- **PROMPT**
Output all the data exactly. Pictures do not belong in the copy.

- **GIVEN INFORMATION**
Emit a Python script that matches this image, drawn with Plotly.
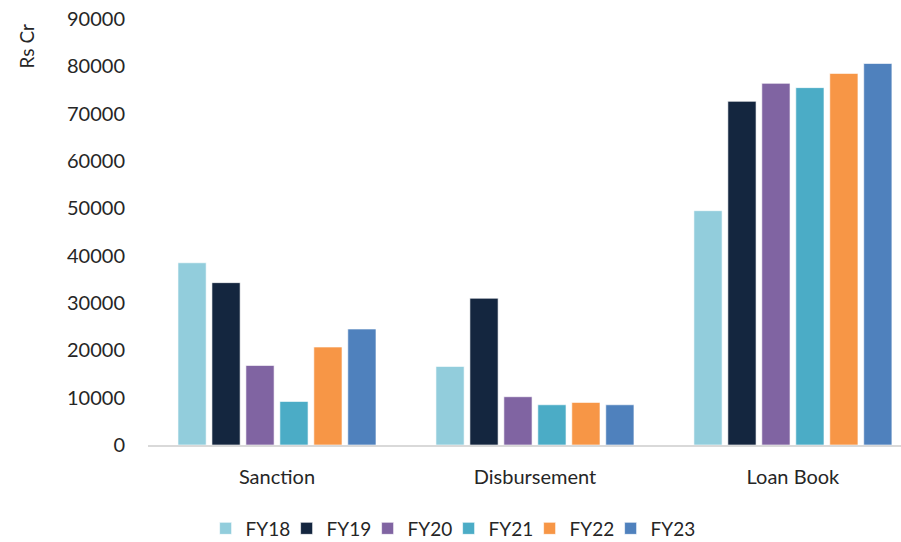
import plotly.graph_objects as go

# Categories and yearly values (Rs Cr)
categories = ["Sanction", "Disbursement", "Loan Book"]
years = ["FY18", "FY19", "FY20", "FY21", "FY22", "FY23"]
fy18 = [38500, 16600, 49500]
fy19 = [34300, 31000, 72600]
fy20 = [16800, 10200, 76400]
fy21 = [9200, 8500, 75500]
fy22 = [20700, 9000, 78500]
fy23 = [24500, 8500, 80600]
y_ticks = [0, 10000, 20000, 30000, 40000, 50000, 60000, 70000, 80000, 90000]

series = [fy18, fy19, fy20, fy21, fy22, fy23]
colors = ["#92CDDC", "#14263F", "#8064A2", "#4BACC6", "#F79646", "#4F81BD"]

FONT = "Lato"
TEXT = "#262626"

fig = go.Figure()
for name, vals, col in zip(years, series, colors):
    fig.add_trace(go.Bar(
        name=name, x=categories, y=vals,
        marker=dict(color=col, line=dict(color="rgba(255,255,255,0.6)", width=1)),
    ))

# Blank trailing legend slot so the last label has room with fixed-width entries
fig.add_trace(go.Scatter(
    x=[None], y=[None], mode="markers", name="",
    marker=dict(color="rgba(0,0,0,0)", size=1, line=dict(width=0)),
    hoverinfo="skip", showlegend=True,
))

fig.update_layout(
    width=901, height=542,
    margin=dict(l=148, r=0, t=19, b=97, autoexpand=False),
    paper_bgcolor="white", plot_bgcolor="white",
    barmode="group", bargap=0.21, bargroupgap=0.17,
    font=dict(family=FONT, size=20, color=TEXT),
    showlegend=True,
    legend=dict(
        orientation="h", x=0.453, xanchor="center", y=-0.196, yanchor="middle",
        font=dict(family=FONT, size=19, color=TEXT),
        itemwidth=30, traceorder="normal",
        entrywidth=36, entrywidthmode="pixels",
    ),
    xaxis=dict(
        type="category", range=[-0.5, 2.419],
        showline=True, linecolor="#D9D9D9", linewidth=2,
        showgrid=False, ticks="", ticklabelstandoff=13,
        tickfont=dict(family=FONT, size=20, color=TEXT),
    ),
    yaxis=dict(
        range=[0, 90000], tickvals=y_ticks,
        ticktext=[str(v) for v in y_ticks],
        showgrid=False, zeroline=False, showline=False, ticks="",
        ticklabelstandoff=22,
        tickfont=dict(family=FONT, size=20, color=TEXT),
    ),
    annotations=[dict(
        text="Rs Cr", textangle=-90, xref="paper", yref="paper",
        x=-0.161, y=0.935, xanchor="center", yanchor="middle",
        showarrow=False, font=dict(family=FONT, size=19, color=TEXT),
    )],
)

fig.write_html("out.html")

- **COMPLETED TASK**
Emit a Python script that matches this image, drawn with Plotly.
import plotly.graph_objects as go

# Categories and yearly values (Rs Cr)
categories = ["Sanction", "Disbursement", "Loan Book"]
years = ["FY18", "FY19", "FY20", "FY21", "FY22", "FY23"]
fy18 = [38500, 16600, 49500]
fy19 = [34300, 31000, 72600]
fy20 = [16800, 10200, 76400]
fy21 = [9200, 8500, 75500]
fy22 = [20700, 9000, 78500]
fy23 = [24500, 8500, 80600]
y_ticks = [0, 10000, 20000, 30000, 40000, 50000, 60000, 70000, 80000, 90000]

series = [fy18, fy19, fy20, fy21, fy22, fy23]
colors = ["#92CDDC", "#14263F", "#8064A2", "#4BACC6", "#F79646", "#4F81BD"]

FONT = "Lato"
TEXT = "#262626"

fig = go.Figure()
for name, vals, col in zip(years, series, colors):
    fig.add_trace(go.Bar(
        name=name, x=categories, y=vals,
        marker=dict(color=col, line=dict(color="rgba(255,255,255,0.6)", width=1)),
    ))

# Blank trailing legend slot so the last label has room with fixed-width entries
fig.add_trace(go.Scatter(
    x=[None], y=[None], mode="markers", name="",
    marker=dict(color="rgba(0,0,0,0)", size=1, line=dict(width=0)),
    hoverinfo="skip", showlegend=True,
))

fig.update_layout(
    width=901, height=542,
    margin=dict(l=148, r=0, t=19, b=97, autoexpand=False),
    paper_bgcolor="white", plot_bgcolor="white",
    barmode="group", bargap=0.21, bargroupgap=0.17,
    font=dict(family=FONT, size=20, color=TEXT),
    showlegend=True,
    legend=dict(
        orientation="h", x=0.453, xanchor="center", y=-0.196, yanchor="middle",
        font=dict(family=FONT, size=19, color=TEXT),
        itemwidth=30, traceorder="normal",
        entrywidth=36, entrywidthmode="pixels",
    ),
    xaxis=dict(
        type="category", range=[-0.5, 2.419],
        showline=True, linecolor="#D9D9D9", linewidth=2,
        showgrid=False, ticks="", ticklabelstandoff=13,
        tickfont=dict(family=FONT, size=20, color=TEXT),
    ),
    yaxis=dict(
        range=[0, 90000], tickvals=y_ticks,
        ticktext=[str(v) for v in y_ticks],
        showgrid=False, zeroline=False, showline=False, ticks="",
        ticklabelstandoff=22,
        tickfont=dict(family=FONT, size=20, color=TEXT),
    ),
    annotations=[dict(
        text="Rs Cr", textangle=-90, xref="paper", yref="paper",
        x=-0.161, y=0.935, xanchor="center", yanchor="middle",
        showarrow=False, font=dict(family=FONT, size=19, color=TEXT),
    )],
)

fig.write_html("out.html")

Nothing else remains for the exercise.